Behavior Definition.

Besides providing information, the VHs can also be used as “virtual butlers”, as a means of defining behavior scenarios in the context of the AmI environment. For example, users can ask for the direct manipulation of a physical smart artifact (e.g. “turn the TV on channel 5”), or they can create rules, dictating the behavior of smart devices and their surrounding intelligent environment under certain conditions (e.g. “do not turn on the lights if I walk in the children’s bedroom after 10 p.m.”).

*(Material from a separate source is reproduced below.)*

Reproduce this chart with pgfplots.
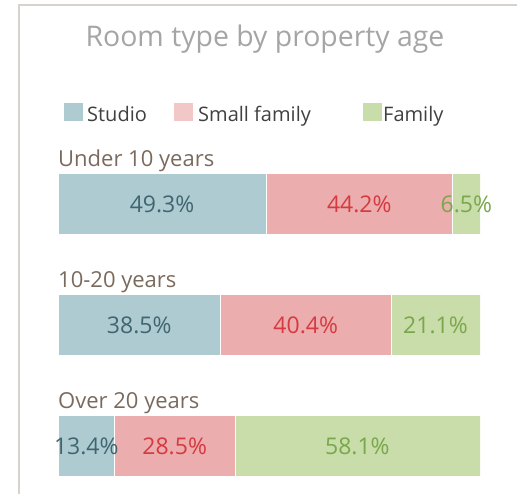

CasandRA can also provide immersive storytelling experiences, in various contexts. One VH plays the role of the storyteller (Narrator), and there can be one or more Demonstrators present, enhancing the story by making it come alive, with appropriate content sharing and demonstration. For example, in the context of a museum exhibiting arts and crafts, the Narrator explains the history and origins of a craft, e.g. on an interactive smart board, while a Demonstrator, visible on the personal mobile device of the museum visitor, can showcase how this craft was performed. Another Demonstrator can then appear on the mobile device, moving around the AR space and pointing out other relevant museum artifacts and exhibits. Storytelling is currently being enhanced based on the formulation of a protocol to transform Heritage Crafts to engaging cultural experiences. This protocol defines the process of capturing information from multiple sources including motion capturing, and representing such information appropriately, so as to generate narratives that can be then transformed to CasandRA scripts. This work is conducted under the European Union’s Horizon 2020 research and innovation program under grant agreement No. 822336 (Mingei).

5 Plans of Evaluation

Regarding the evaluation of the storytelling functionality, this will be done in the near future in the context of the European Union’s Horizon 2020 research and innovation program under grant agreement No. 822336 (Mingei). The main goals will be to validate: (a) the protocol that is used to generate narratives, (b) the ability of CasandRA to transform narratives to engaging stories in intelligent environments, and (c) the exploitation of CasandRA in the context of Heritage Crafts training, where the VH acts as a tutor for craftsmanship education, based on the computer-aided authoring of interactive experiences that involve manual procedures, use of simple machines, and tools in Augmented Reality.

6 Discussion

This paper has presented CasandRA, a framework enabling the interaction between humans and VHs in AmI environments in AR, for information and assistance provision, smart object manipulation, as well as storytelling. It utilizes a novel technique for the definition of the behavior of the VHs, by employing screenplay-like dynamic scripts for the definition of the behavior of the VHs, whose execution can be modified in real-time, according to the interaction with the user. In particular, there are two different types of scripts: (i) the Narrator’s script, responsible for orchestrating the behavior of that VH (i.e. directly instructs him what to say and how to act), and dictating the behavior of any Demonstrators; and (ii) the Demonstrators’ script, which internally defines their behavior, and is externally exposed to the Narrator, so as to accommodate the overall scenario.

Our immediate plans include a user-based, full-scale evaluation of CasandRA’s interface and functionalities, in order to assess its usability. Future improvements involve: (a) the ability to transform the narratives that will be provided by the Mingei project to CasandRA’s scripts, for enriching the storytelling aspect of the system; (b) the deployment of the CasandRA framework on actual heritage sites; and (c) the introduction of an Avatar editing module, to enable users to select among available avatars for the VHs (Narrator/Demonstrators), allowing for further customization.